The Professional Network Thing Is Real But Not How You Think
Honestly, I was skeptical of this for a long time. And I still think the way Greek organizations talk about their professional networks is mostly overblown. You're not gonna get a job because you and a hiring manager both wore the same letters. That's not how it works.
But here's what does work. The chapter advisor who was also a working professional and quietly introduced you to three people in your field. The alumni event you almost skipped where you ended up talking to someone for two hours about a career path you hadn't considered. The group chat from your senior year that randomly surfaces a job lead because someone remembered you were looking.
It's informal. It's slow. And it only works if you actually showed up and built real relationships while you were active. Sigma Chi guys who were checked out for two years and then want to work the alumni network after graduation don't get much traction, from what I've seen. Neither do sorority women who treated chapter more like an obligation than something they cared about.
The women I know from Pi Beta Phi and Kappa Kappa Gamma chapters that had strong alumni cultures - chapters where the seniors actually mentored the younger classes - those women have a real network. The chapters that were more insular and clique-driven don't have the same thing.
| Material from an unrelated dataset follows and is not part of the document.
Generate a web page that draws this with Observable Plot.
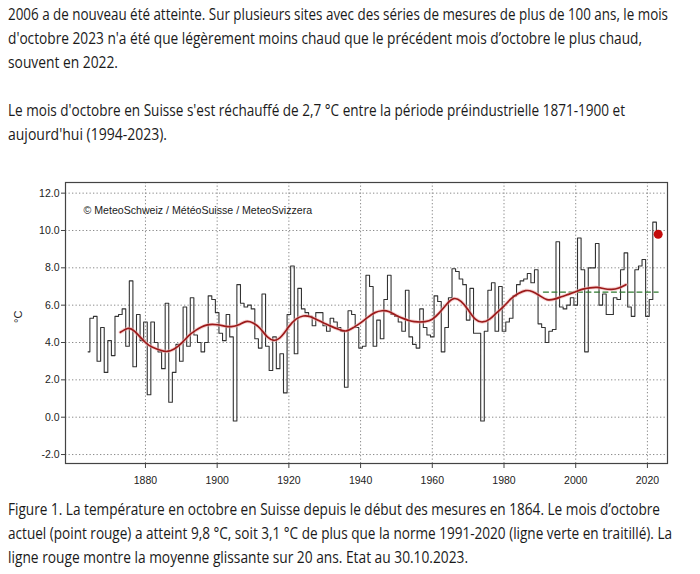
<!DOCTYPE html>
<html><head><meta charset="utf-8">
<script src="https://cdn.jsdelivr.net/npm/d3@7"></script>
<script src="https://cdn.jsdelivr.net/npm/@observablehq/plot@0.6"></script>
<style>
html,body{margin:0;padding:0;background:#fff;}
body{width:700px;height:574px;overflow:hidden;position:relative;font-family:"Liberation Sans Narrow","Open Sans","Noto Sans",sans-serif;color:#1a1a1a;}
.t{position:absolute;left:8px;white-space:nowrap;font-size:16.5px;line-height:18px;transform-origin:0 50%;}
#chart{position:absolute;left:0;top:170px;}
</style></head><body>
<div id="text"></div>
<div id="chart"></div>
<script>
// ---- data ----
const firstYear = 1864, lastYear = 2023;
const years = d3.range(firstYear, lastYear + 1);
const octTemp = [
  3.5, 5.3, 5.4, 3.0, 4.8, 2.4, 4.1, 3.3, 5.4, 5.5,   // 1864-1873
  5.8, 3.8, 7.3, 2.7, 5.5, 4.1, 5.1, 1.2, 5.1, 4.0,   // 1874-1883
  3.5, 2.6, 6.1, 0.8, 2.4, 3.9, 3.0, 5.9, 3.8, 6.4,   // 1884-1893
  4.4, 4.0, 3.5, 4.0, 6.5, 6.3, 5.6, 4.5, 4.1, 5.5,   // 1894-1903
  4.3, -0.2, 7.1, 6.1, 5.9, 6.0, 5.8, 4.2, 3.7, 6.6,  // 1904-1913
  3.8, 2.5, 4.3, 2.6, 3.4, 1.3, 5.5, 8.1, 3.4, 6.9,   // 1914-1923
  5.8, 5.6, 5.4, 4.9, 5.6, 5.6, 4.9, 4.6, 5.3, 5.1,   // 1924-1933
  4.8, 4.6, 1.6, 5.7, 5.5, 4.8, 3.7, 3.8, 7.6, 7.0,   // 1934-1943
  3.8, 5.2, 4.2, 6.3, 7.6, 5.5, 5.4, 5.1, 4.6, 6.8,   // 1944-1953
  4.3, 3.9, 3.7, 5.8, 4.8, 4.4, 4.3, 6.5, 6.2, 3.5,   // 1954-1963
  4.8, 6.4, 7.95, 7.8, 7.4, 7.1, 5.2, 6.9, 4.5, 4.5,  // 1964-1973
  -0.2, 4.6, 6.8, 7.2, 4.6, 7.0, 4.6, 5.1, 5.3, 6.5,  // 1974-1983
  7.1, 7.3, 7.4, 7.7, 7.2, 7.9, 5.0, 4.8, 4.0, 4.6,   // 1984-1993
  4.7, 9.4, 5.9, 5.8, 6.0, 6.4, 6.0, 9.6, 7.9, 3.5,   // 1994-2003
  8.0, 8.0, 9.3, 6.0, 6.6, 5.5, 5.5, 6.4, 6.3, 7.9,   // 2004-2013
  8.8, 5.9, 5.4, 7.9, 8.1, 8.45, 5.4, 6.3, 10.45, 9.8 // 2014-2023
];
const smoothYears = [1873,1875,1877,1880,1882,1884,1886,1888,1890,1892,1894,1897,1900,1902,1904,1906,1908,1910,1912,1914,1916,1918,1920,1922,1924,1926,1928,1930,1932,1934,1936,1938,1940,1942,1944,1946,1948,1950,1952,1954,1956,1958,1960,1962,1964,1966,1968,1970,1972,1974,1976,1978,1980,1982,1984,1986,1988,1990,1992,1994,1996,1998,2000,2002,2004,2006,2008,2010,2012,2014];
const smoothTemp = [4.55,4.75,4.6,4.0,3.75,3.6,3.52,3.65,3.95,4.35,4.65,4.93,4.95,4.88,4.85,4.95,5.12,5.05,4.75,4.3,4.12,4.35,4.85,5.25,5.42,5.38,5.2,5.02,4.85,4.7,4.62,4.8,5.05,5.35,5.6,5.7,5.65,5.45,5.28,5.15,5.1,5.12,5.25,5.6,6.05,6.35,6.2,5.75,5.25,5.1,5.25,5.6,5.95,6.35,6.62,6.78,6.72,6.5,6.3,6.32,6.45,6.58,6.72,6.86,6.93,6.95,6.88,6.85,6.92,7.1];
const normYears = [1991, 2023];
const normTemp = 6.7;
const currentYear = 2023;
const currentTemp = 9.8;
const yTicks = [-2, 0, 2, 4, 6, 8, 10, 12];
const xTicks = [1880, 1900, 1920, 1940, 1960, 1980, 2000, 2020];
const credit = "© MeteoSchweiz / MétéoSuisse / MeteoSvizzera";
const yLabel = "°C";

const topLines = [
  "2006 a de nouveau été atteinte. Sur plusieurs sites avec des séries de mesures de plus de 100 ans, le mois",
  "d'octobre 2023 n'a été que légèrement moins chaud que le précédent mois d’octobre le plus chaud,",
  "souvent en 2022.",
  "",
  "Le mois d'octobre en Suisse s'est réchauffé de 2,7 °C entre la période préindustrielle 1871-1900 et",
  "aujourd'hui (1994-2023)."
];
const captionLines = [
  "Figure 1. La température en octobre en Suisse depuis le début des mesures en 1864. Le mois d’octobre",
  "actuel (point rouge) a atteint 9,8 °C, soit 3,1 °C de plus que la norme 1991-2020 (ligne verte en traitillé). La",
  "ligne rouge montre la moyenne glissante sur 20 ans. Etat au 30.10.2023."
];
// measured widths of lines in the reference (px)
const topWidths = [660, 634, 110, 0, 617, 159];
const captionWidths = [652, 664, 460];

// ---- text ----
const textDiv = document.getElementById("text");
function addLines(lines, widths, top0) {
  lines.forEach((s, i) => {
    if (!s) return;
    const d = document.createElement("div");
    d.className = "t";
    d.textContent = s;
    d.style.top = (top0 + i * 24) + "px";
    textDiv.appendChild(d);
    const w = d.getBoundingClientRect().width;
    if (w > 0) d.style.transform = `scaleX(${widths[i] / w})`;
  });
}
addLines(topLines, topWidths, 5);
addLines(captionLines, captionWidths, 500);

// ---- chart ----
const series = years.map((y, i) => ({year: y, t: octTemp[i]}));
const smooth = smoothYears.map((y, i) => ({year: y, t: smoothTemp[i]}));
const norm = normYears.map(y => ({year: y, t: normTemp}));
const current = [{year: currentYear, t: currentTemp}];

const chart = Plot.plot({
  width: 700,
  height: 325,
  marginTop: 12,
  marginBottom: 32,
  marginLeft: 65,
  marginRight: 33,
  x: {domain: [1857.7, 2025.6], label: null},
  y: {domain: [-2.48, 12.57], label: null},
  style: {fontFamily: "'Liberation Sans', Arial, sans-serif", fontSize: "10.5px", color: "#222", background: "#fff", overflow: "visible"},
  marks: [
    Plot.gridY(yTicks, {stroke: "#8a8a8a", strokeOpacity: 1, strokeDasharray: "1.3,2.2", strokeWidth: 1}),
    Plot.gridX(xTicks, {stroke: "#8a8a8a", strokeOpacity: 1, strokeDasharray: "1.3,2.2", strokeWidth: 1}),
    Plot.axisY(yTicks, {tickFormat: d => d.toFixed(1), tickSize: 4, tickPadding: 2, label: null, stroke: "#444"}),
    Plot.axisX(xTicks, {tickFormat: d => String(d), tickSize: 5, tickPadding: 8, label: null, stroke: "#444"}),
    Plot.text([yLabel], {frameAnchor: "left", dx: -47, rotate: -90, fontSize: 11, fill: "#222"}),
    Plot.text([credit], {frameAnchor: "top-left", dx: 18, dy: 28, textAnchor: "start", lineAnchor: "middle", fontSize: 10.6, fill: "#1a1a1a"}),
    Plot.line(series, {x: "year", y: "t", curve: "step", stroke: "#333", strokeWidth: 1.1}),
    Plot.line(norm, {x: "year", y: "t", stroke: "#2f7a2f", strokeWidth: 1.3, strokeDasharray: "5,3.5"}),
    Plot.line(smooth, {x: "year", y: "t", curve: "natural", stroke: "#f3b0b0", strokeWidth: 3.6, strokeOpacity: 0.55}),
    Plot.line(smooth, {x: "year", y: "t", curve: "natural", stroke: "#9c1a1a", strokeWidth: 1.7}),
    Plot.dot(current, {x: "year", y: "t", r: 4.5, fill: "#c40c0c", stroke: "none"}),
    Plot.frame({stroke: "#444", strokeWidth: 1.2})
  ]
});
document.getElementById("chart").appendChild(chart);
</script>
</body></html>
The culture you build during four years is the culture you inherit after graduation.
What You'll Actually Miss
Not the formals. Not the merch. Not even the house, honestly - or at least, not as much as you think you will right after graduation.
You'll miss having a built-in community. That's the thing that's genuinely hard to replicate. Post-graduation life requires you to be intentional about finding your people in a way that college never demanded. When you live in a chapter house or go to weekly meetings with 60 women who are in the same life stage as you, proximity does a lot of the work. After graduation, you have to actually try. Some people are great at that. A lot of people find it exhausting.
I've talked to women fifteen years out from chapters like Alpha Chi Omega who say the thing they valued most wasn't any specific event or tradition - it was learning how to be in community with people you didn't choose and didn't always like. That's a skill. The workplace version of that is rough if you never developed it.
Look, there are definitely women who look back on Greek life and feel like it wasn't worth it. Usually those are women who felt like they were performing membership rather than actually belonging. And I think that's a real failure of some chapters - they recruit for image and then wonder why their alumni don't stay connected.
The Stuff That Doesn't Age Well
The tier obsession evaporates pretty fast. Nobody in the real world cares whether your chapter was ranked first or fourth on your campus in 2021. I promise. The women who were consumed by that during their active years seem kinda lost when that external validation disappears.
The drama too. The things that felt enormous - the election results, the conflict between pledge classes, the roommate situation that divided the chapter - none of it matters five years out. This is not a comforting thing to say to a junior who is currently living through it. But it's true.
What does age well is the version of yourself you became because of the chapter, not the chapter itself. Whether that means you learned how to run a meeting, or had your first real leadership failure and recovered from it, or figured out how to have an honest conversation with someone you disagreed with - those things transfer.
The chapters that gave their members real responsibility and real stakes - not just titles but actual accountability - those are the ones that seem to produce alumni who look back with genuine appreciation. Not nostalgia. Appreciation. There's a difference.
Two years out, I'm still figuring out which parts of my own experience fall into which category. Ask me again in five.